La derrota de la Rusia zarista por Japón en la guerra ruso-japonesa de 1904-05 supuso una inyección de optimismo para los pueblos asiáticos. Uno de los suyos había sido capaz de derrotar a los europeos blancos que hasta ese momento habían parecido imparables. Para muchos nacionalistas asiáticos Tokio se convirtió en la ciudad a la que había que dirigirse para aprender a hacer frente a Occidente. Liang Qichao, Rabindranath Tagore, el birmano Aung Sam, el chino Sun Yat Sen, el filipino Artemio Ricarte, son unos cuantos de los muchos intelectuales y políticos asiaticos que pasaron esos años por Japón.

En su ensoñación por el triunfo japonés, no supieron ver lo que había por detrás de su victoria en la guerra ruso-japonesa. Japón no fue a esa guerra para exaltar cualesquiera valores asiáticos. Su objetivo era que las potencias occidentales la aceptaran como a un igual. Japón podía sentir simpatía por los demás pueblos asiáticos, pero su objetivo último era la expansión imperialista al igual que los imperios coloniales europeos.

Tampoco vieron que la Revolución Meiji y la modernización de Japón había sido un proceso laborioso y difícil de replicar. Japón no se había limitado a adoptar la tecnología occidental. También había adoptado algunas de sus instituciones y en el proceso a la vez había conservado y había modificado sus tradiciones culturales. Si acaso, Japón había mostrado que la modernización era un proceso laborioso y ambiguo que no dejaba intacta la esencia de la nación.

Un ejemplo de la dificultad de replicar el modelo japonés lo tenemos en aquellos países asiáticos que pasaron por experiencias parecidas. China hizo dos intentonas reformistas. La primera fue la denominada “reforma de los 100 días” por el tiempo que duró. La impulsó el joven emperador Guangxu y fracasó porque poderosos intereses conservadores en la Corte la boicotearon. En la última década de la Dinastía manchú, el establishment intentó reformar el sistema; fue demasiado poco y demasiado tarde.

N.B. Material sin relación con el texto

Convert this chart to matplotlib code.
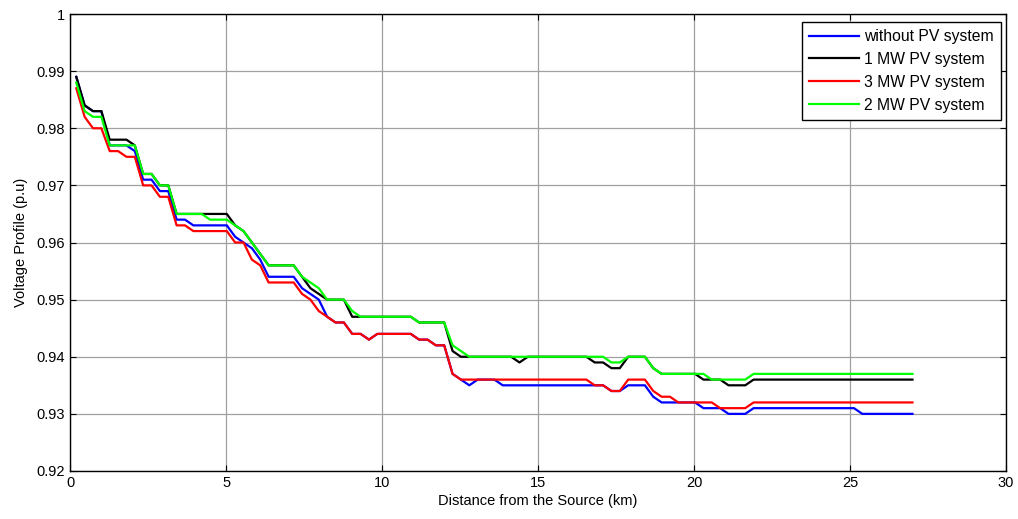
import numpy as np
import matplotlib.pyplot as plt

plt.rcParams['font.family'] = ['Liberation Sans', 'DejaVu Sans']

# bus positions along the feeder (km), uniformly spaced
distance = np.round(np.linspace(0.2, 27.0, 101), 3)

v_base = ([0.989, 0.984, 0.983, 0.983, 0.977, 0.977, 0.977, 0.976, 0.971, 0.971,
           0.969, 0.969, 0.964, 0.964, 0.963, 0.963, 0.963, 0.963, 0.963, 0.961,
           0.960, 0.959, 0.957, 0.954, 0.954, 0.954, 0.954, 0.952, 0.951, 0.950,
           0.947, 0.946, 0.946, 0.944, 0.944, 0.943, 0.944, 0.944, 0.944, 0.944,
           0.944, 0.943, 0.943, 0.942, 0.942, 0.937, 0.936, 0.935, 0.936, 0.936,
           0.936] + [0.935] * 13 + [0.934, 0.934, 0.935, 0.935, 0.935, 0.933]
          + [0.932] * 5 + [0.931] * 3 + [0.930] * 3 + [0.931] * 13 + [0.930] * 7)

v_1mw = ([0.989, 0.984, 0.983, 0.983, 0.978, 0.978, 0.978, 0.977, 0.972, 0.972,
          0.970, 0.970] + [0.965] * 7 + [0.963, 0.962, 0.960, 0.958, 0.956, 0.956,
          0.956, 0.956, 0.954, 0.952, 0.951, 0.950, 0.950, 0.950] + [0.947] * 8
         + [0.946] * 4 + [0.941] + [0.940] * 7 + [0.939] + [0.940] * 8
         + [0.939, 0.939, 0.938, 0.938, 0.940, 0.940, 0.940, 0.938] + [0.937] * 5
         + [0.936] * 3 + [0.935] * 3 + [0.936] * 20)

v_3mw = ([0.987, 0.982, 0.980, 0.980, 0.976, 0.976, 0.975, 0.975, 0.970, 0.970,
          0.968, 0.968, 0.963, 0.963] + [0.962] * 5 + [0.960, 0.960, 0.957, 0.956,
          0.953, 0.953, 0.953, 0.953, 0.951, 0.950, 0.948, 0.947, 0.946, 0.946,
          0.944, 0.944, 0.943, 0.944, 0.944, 0.944, 0.944, 0.944, 0.943, 0.943,
          0.942, 0.942, 0.937] + [0.936] * 16 + [0.935, 0.935, 0.934, 0.934,
          0.936, 0.936, 0.936, 0.934, 0.933, 0.933] + [0.932] * 5 + [0.931] * 4
         + [0.932] * 20)

v_2mw = ([0.988, 0.983, 0.982, 0.982, 0.977, 0.977, 0.977, 0.977, 0.972, 0.972,
          0.970, 0.970, 0.965, 0.965, 0.965, 0.965, 0.964, 0.964, 0.964, 0.963,
          0.962, 0.960, 0.958, 0.956, 0.956, 0.956, 0.956, 0.954, 0.953, 0.952,
          0.950, 0.950, 0.950, 0.948] + [0.947] * 7 + [0.946] * 4 + [0.942, 0.941]
         + [0.940] * 17 + [0.939, 0.939, 0.940, 0.940, 0.940, 0.938] + [0.937] * 6
         + [0.936] * 5 + [0.937] * 20)

fig = plt.figure(figsize=(10.18, 5.19), dpi=100)
ax = fig.add_axes([0.0688, 0.0925, 0.9195, 0.8805])

ax.plot(distance, v_base, color='#0000ff', lw=1.6, label='without PV system')
ax.plot(distance, v_1mw, color='#000000', lw=1.6, label='1 MW PV system')
ax.plot(distance, v_3mw, color='#ff0000', lw=1.6, label='3 MW PV system')
ax.plot(distance, v_2mw, color='#00ff00', lw=1.6, label='2 MW PV system')

ax.set_xlim(0, 30)
ax.set_ylim(0.92, 1.0)
ax.set_xticks(np.arange(0, 31, 5))
ax.set_yticks(np.arange(0.92, 1.001, 0.01))
ax.set_yticklabels(['0.92', '0.93', '0.94', '0.95', '0.96', '0.97', '0.98', '0.99', '1'])
ax.grid(True, color='#a0a0a0', lw=0.9)
ax.tick_params(direction='in', top=True, right=True, length=4, labelsize=10.5)
for s in ax.spines.values():
    s.set_linewidth(1.0)

ax.set_xlabel('Distance from the Source (km)', fontsize=10.5, labelpad=3)
ax.set_ylabel('Voltage Profile (p.u)', fontsize=10.5, labelpad=6)

leg = ax.legend(loc='upper right', fontsize=11.3, fancybox=False, framealpha=1,
                edgecolor='black', handlelength=3.2, handletextpad=0.35,
                borderpad=0.45, borderaxespad=0, labelspacing=0.5,
                bbox_to_anchor=(0.9947, 0.9825))
leg.get_frame().set_linewidth(1.0)

fig.savefig('out.png', dpi=100)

Siam también tuvo su proceso modernizador, mucho más modesto que el japonés con el que compartía el objetivo último: ser admitido por los Estados occidentales como un igual y no como un trozo del pastel que había que repartirse. ¡Hasta Afganistán tuvo su proceso de modernización con el Rey Amanullah (1919-29), aunque no llegó muy lejos!